Moderator: Paulo Moura

Post Reply
Parker
Posts: 33
Joined: Wed Feb 27, 2008 2:51 pm

Why is Logtalk not written in Logtalk?

Post by Parker » Wed Oct 14, 2009 3:35 pm

Please don't take it badly Paulo, it's only intended as constructive criticism. :-)


Why is Logtalk not written in Logtalk?

The Logtalk compiler is written in Prolog and is about 16,000 lines of source. It is not "programming in the small", so why isn't Logtalk written in Logtalk?
There's a principle called "eating your own dogfood". By using a tool, you demonstrate the usefulness of the tool.
It is often asked, "if the compiler for language X isn't written in language X, why should I risk using it?" [1]
Bootstrapping is used in most modern languages because it makes it possible to use the language features introduced by the new language.
Logtalk has introduced good support for "programming in the large". Since the Logtalk compiler is 16,000 of lines source code and is a large monolithic system it is clear that this is no longer "programming in the small". It would clearly benefit from decomposition, separation of concerns, re-use, object orientation, portable libraries, etc.

Further rationale:
  • Monolithic code. At present there is a single developer and there are few (any?) contributions from others. This is partly because the code is monolithic and hence understanding the compiler is hard. There is no separation of concerns, no modular programming. Predicate interdependencies are not delineated. Navigating a 16,000 line file is cumbersome.
  • Predicate naming. Predicates have ugly names. The following is a typical predicate name in the Logtalk compiler:

    Code: Select all

    '$lgt_runtime_error_handler'(error(Variable, Sender))
    This is due to two reasons:
    1) Compiler predicates are prefixed with a $ to denote a system predicate, and the single quotes also exist for the same reason.
    2) Part of the predicate name is a namespace that compensates for the lack of modular programming.
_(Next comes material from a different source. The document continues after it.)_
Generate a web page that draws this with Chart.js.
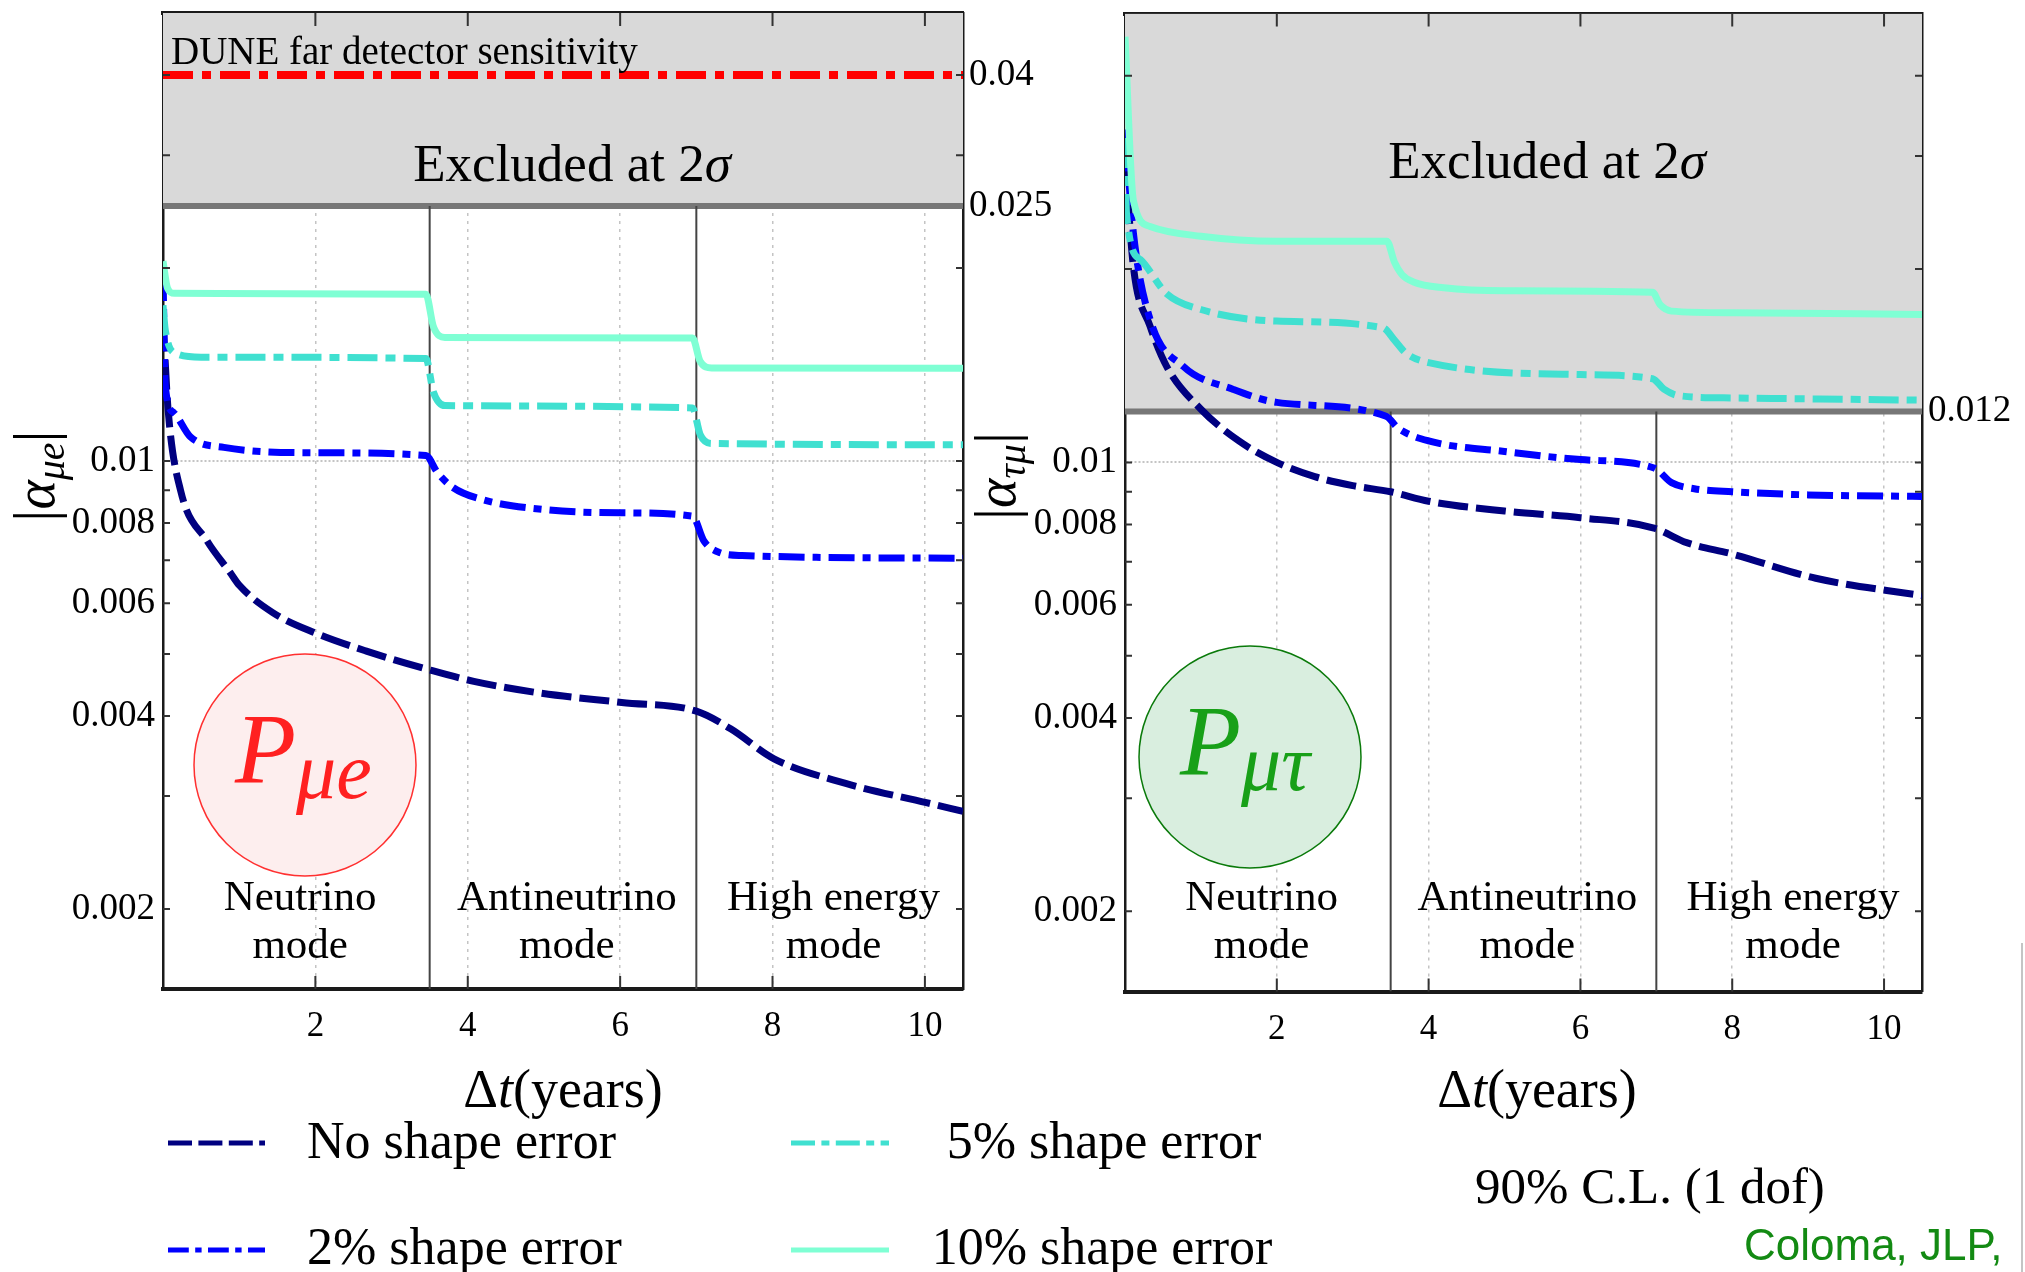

    A more elegant name would be

    Code: Select all

    runtime_error_handler(error(Variable, Sender))
    
    or better still, with object orientation

    Code: Select all

    runtime::error_handler(error(Variable, Sender))
    The compiler back-end should be able to take runtime::error_handler(...) and compile it to '$lgt_runtime_error_handler'(...)

    This change in predicate naming would significantly improve readability of the code. Good predicate naming together with decomposition into objects, would make the source far more accessible.
  • Documentation. There is little documentation for the Logtalk compiler. Although Paulo's PhD thesis[2] describes the internals it has not been updated since 2003 while the compiler has continued to evolve. It is not clear how up to date the PhD thesis is with respect to the current Logtalk implementation. Logtalk provides support for automatic documentation generation and would allow the compiler's documentation to evolve and stay up to date.
Other advantages of bootstrapping[3]:
* The compiler is a non-trivial test of the language being compiled.
* Improvements to the language will also improve the compiler.

Of course, Logtalk didn't exist when Logtalk was created so another implementation language had to be used to solve the "chicken and egg" problem. But now that Logtalk is firmly established, this legacy can hopefully be abandoned.

Summary
Logtalk provides a host of great new features for developing large applications. The compiler is an ideal candidate for exploiting these features. They would help improve the Logalk language by making it more readable and provide improved documentation. Furthermore, the code would be more maintainable; it would be easier to spot bugs and the barrier to entry would be significantly lower thus allowing others to contribute.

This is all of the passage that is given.